Por ahora, a partir de lo que sabemos, habría posiblemente que concluir que Irán más bien tendrá complicado acelerar los trabajos de consecución de la bomba, su multiplicación y colocación en cabezas nucleares. No basta con haber puesto a resguardo cantidades de uranio enriquecido, si eso se produjo. La muerte de parte de quienes lideraban el programa –militares y científicos–, el debilitamiento de la estructura del régimen y su desprestigio interno son elementos que aconsejan a los ayatolás una gran cautela. Para la supervivencia del régimen, el control de daños viene antes que la bomba.
Si en todos estos años el Líder Supremo y el Consejo de Guardianes han mostrado un gran pragmatismo, no tiene por qué ahora ser de otro modo. Es verdad que hasta ahora aplicaban el sigilo para justamente evitar un ataque, y podría pensarse que, destapadas las cartas, todos pueden actuar ya sin disimulo. Pero las cartas que hoy tiene Irán no son las óptimas.

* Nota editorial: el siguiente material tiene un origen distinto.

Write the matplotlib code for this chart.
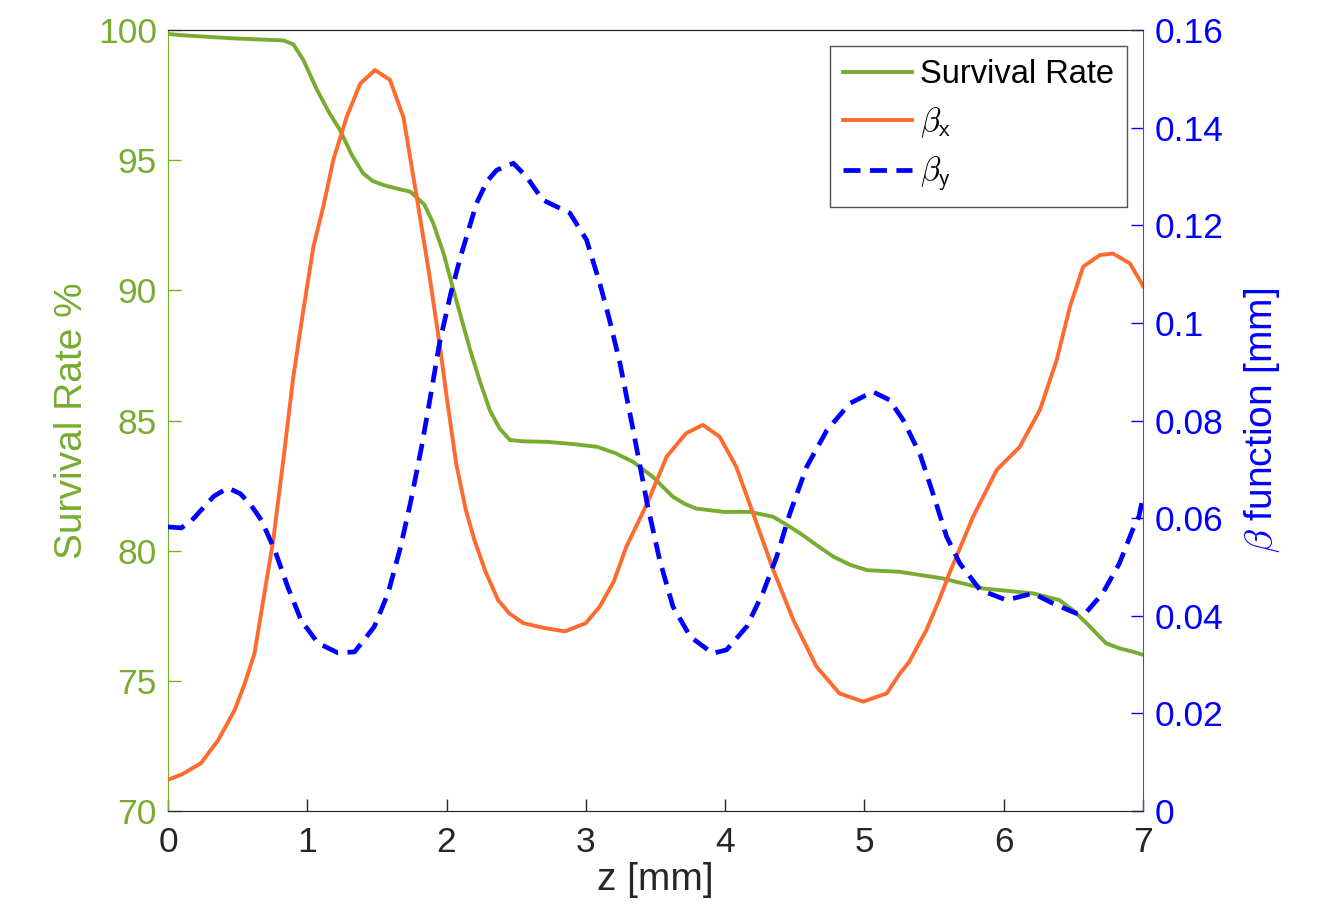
import matplotlib.pyplot as plt

plt.rcParams['font.family'] = ['Liberation Sans', 'DejaVu Sans']
plt.rcParams['mathtext.fontset'] = 'cm'

# survival rate (%), left axis
z_sr = [0, 0.1, 0.25, 0.47, 0.7, 0.83, 0.9, 0.972, 1.07, 1.16, 1.235, 1.32, 1.4, 1.47, 1.545,
        1.65, 1.74, 1.84, 1.905, 1.98, 2.05, 2.11, 2.17, 2.24, 2.31, 2.38, 2.455, 2.55, 2.72,
        2.9, 3.08, 3.21, 3.34, 3.48, 3.625, 3.71, 3.79, 3.99, 4.18, 4.345, 4.44, 4.54, 4.66,
        4.78, 4.9, 5.02, 5.25, 5.565, 5.85, 6.21, 6.4, 6.5, 6.595, 6.735, 6.83, 6.925, 7.0]
survival = [99.85, 99.8, 99.75, 99.68, 99.63, 99.6, 99.45, 98.85, 97.7, 96.8, 96.16, 95.2, 94.5, 94.2, 94.05,
            93.9, 93.79, 93.3, 92.57, 91.4, 90.0, 88.85, 87.7, 86.5, 85.4, 84.7, 84.25, 84.2, 84.18,
            84.1, 83.99, 83.75, 83.41, 82.84, 82.07, 81.8, 81.62, 81.49, 81.49, 81.3, 81.0, 80.66, 80.2,
            79.76, 79.45, 79.25, 79.19, 78.93, 78.55, 78.36, 78.1, 77.7, 77.21, 76.44, 76.25, 76.12, 76.0]

# beta_x (mm), right axis
z_bx = [0, 0.1, 0.237, 0.36, 0.479, 0.55, 0.622, 0.708, 0.756, 0.828, 0.9, 0.972, 1.044, 1.115,
        1.187, 1.283, 1.38, 1.486, 1.593, 1.69, 1.785, 1.87, 1.953, 2.0, 2.07, 2.14, 2.2, 2.28,
        2.37, 2.45, 2.55, 2.7, 2.85, 3.0, 3.1, 3.2, 3.29, 3.44, 3.58, 3.72, 3.84, 3.96, 4.08, 4.2,
        4.345, 4.49, 4.655, 4.82, 4.99, 5.16, 5.255, 5.32, 5.445, 5.54, 5.61, 5.78, 5.95, 6.115,
        6.26, 6.38, 6.475, 6.57, 6.69, 6.785, 6.905, 6.99, 7.0]
beta_x = [0.0064, 0.0075, 0.0098, 0.0145, 0.0207, 0.026, 0.0324, 0.0473, 0.0555, 0.0719, 0.089, 0.1026, 0.1156, 0.1238,
          0.1334, 0.1422, 0.149, 0.1518, 0.1498, 0.1422, 0.1259, 0.111, 0.0951, 0.085, 0.071, 0.0615, 0.0555, 0.049,
          0.0432, 0.0405, 0.0385, 0.0375, 0.0368, 0.0385, 0.0419, 0.047, 0.0541, 0.063, 0.0726, 0.0774, 0.0791, 0.0767, 0.0705, 0.061,
          0.0494, 0.0391, 0.0296, 0.0241, 0.0224, 0.0241, 0.0282, 0.0305, 0.0371, 0.0435, 0.0487, 0.0603, 0.0699, 0.0746,
          0.0822, 0.0924, 0.1033, 0.1115, 0.1139, 0.1142, 0.1122, 0.1081, 0.1075]

# beta_y (mm), right axis
z_by = [0, 0.096, 0.17, 0.24, 0.33, 0.43, 0.52, 0.6, 0.67, 0.766, 0.86, 0.957, 1.077, 1.22, 1.34,
        1.48, 1.58, 1.67, 1.745, 1.82, 1.88, 1.95, 2.03, 2.1, 2.215, 2.29, 2.36, 2.48, 2.575, 2.69,
        2.885, 3.005, 3.1, 3.17, 3.245, 3.34, 3.44, 3.53, 3.625, 3.75, 3.91, 4.01, 4.155, 4.27, 4.37,
        4.465, 4.585, 4.73, 4.895, 5.06, 5.18, 5.28, 5.4, 5.49, 5.59, 5.685, 5.83, 6.02, 6.21, 6.355,
        6.52, 6.595, 6.71, 6.83, 6.925, 6.97, 7.0]
beta_y = [0.0582, 0.058, 0.0595, 0.0617, 0.0645, 0.0662, 0.065, 0.0625, 0.0596, 0.0535, 0.0459, 0.039, 0.0344, 0.0324, 0.0326,
          0.0377, 0.0446, 0.0541, 0.0637, 0.0745, 0.0842, 0.0959, 0.106, 0.1135, 0.1245, 0.129, 0.1313, 0.1327, 0.1299, 0.1252,
          0.1225, 0.117, 0.1081, 0.1006, 0.0917, 0.078, 0.063, 0.0514, 0.0419, 0.0357, 0.0323, 0.033, 0.0378, 0.0446, 0.0521,
          0.061, 0.0705, 0.078, 0.0835, 0.0859, 0.0842, 0.080, 0.073, 0.0652, 0.0562, 0.0507, 0.0453, 0.0432, 0.0446, 0.0425,
          0.0405, 0.0408, 0.0446, 0.0507, 0.0576, 0.0603, 0.0643]

x_ticks = [0, 1, 2, 3, 4, 5, 6, 7]
left_ticks = [70, 75, 80, 85, 90, 95, 100]
right_ticks = [0, 0.02, 0.04, 0.06, 0.08, 0.1, 0.12, 0.14, 0.16]
right_labels = ['0', '0.02', '0.04', '0.06', '0.08', '0.1', '0.12', '0.14', '0.16']

green = '#77AC30'
orange = '#FF6A2E'
blue = '#0000FF'
dark = '#262626'

fig = plt.figure(figsize=(13.33, 9.24), dpi=100)
ax = fig.add_axes([0.126, 0.1223, 0.7315, 0.8452])
ax2 = ax.twinx()

l1, = ax.plot(z_sr, survival, color=green, lw=2.8, label='Survival Rate')
l2, = ax2.plot(z_bx, beta_x, color=orange, lw=2.8, label=r'$\beta_{\mathsf{x}}$')
l3, = ax2.plot(z_by, beta_y, color=blue, lw=3.4, ls=(0, (3.6, 2.0)), label=r'$\beta_{\mathsf{y}}$')

ax.set_xlim(0, 7)
ax.set_ylim(70, 100)
ax2.set_ylim(0, 0.16)
ax.set_xticks(x_ticks)
ax.set_yticks(left_ticks)
ax2.set_yticks(right_ticks)
ax2.set_yticklabels(right_labels)

for a in (ax, ax2):
    a.tick_params(direction='in', length=9, width=1, labelsize=25.5)
ax.tick_params(axis='y', colors=green, pad=8)
ax.tick_params(axis='x', colors=dark, pad=11)
ax2.tick_params(axis='y', colors=blue, pad=8)

ax.spines['left'].set_color(green)
ax2.spines['left'].set_visible(False)
ax2.spines['right'].set_color('#4646e6')
ax.spines['right'].set_visible(False)
for a in (ax, ax2):
    a.spines['top'].set_color(dark)
    a.spines['bottom'].set_color(dark)

ax.set_xlabel('z [mm]', fontsize=28, color=dark, labelpad=2)
ax.set_ylabel('Survival Rate %', fontsize=28, color=green, labelpad=6)
ax2.set_ylabel(r'$\beta$ function [mm]', fontsize=28, color=blue, labelpad=14)

leg = ax2.legend(handles=[l1, l2, l3], loc='upper right', fontsize=23.5, frameon=True,
                 fancybox=False, edgecolor=dark, handlelength=2.1, handletextpad=0.25,
                 labelspacing=0.45, borderpad=0.4, borderaxespad=0.5)
leg.get_frame().set_linewidth(1)

fig.savefig('out.png', dpi=100)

El debate dentro del régimen puede estar entre aplazar brevemente el programa nuclear o mantenerlo con progresos muy graduales que ya no estarán parcialmente a la vista de los inspectores de la OIEA (o las dos opciones, primero una y luego la otra). Estados Unidos atacó una vez y no está claro que lo vaya a hacer de nuevo; más activo en represalias podría ser Israel, pero no siempre encontrará a Irán tan postrado como ahora (la eliminación de las defensas aéreas desde suelo iraní es algo que Israel difícilmente puede repetir).
Cabe pensar que el régimen querrá ganar tiempo para rehacerse, tal vez con algún acuerdo menor al respecto con Estados Unidos o la comunidad internacional. Y que la crisis volverá a plantearse con un Irán que entonces quizá vaya de la mano de China o Rusia, potencias que en esta ocasión han decidido no implicarse.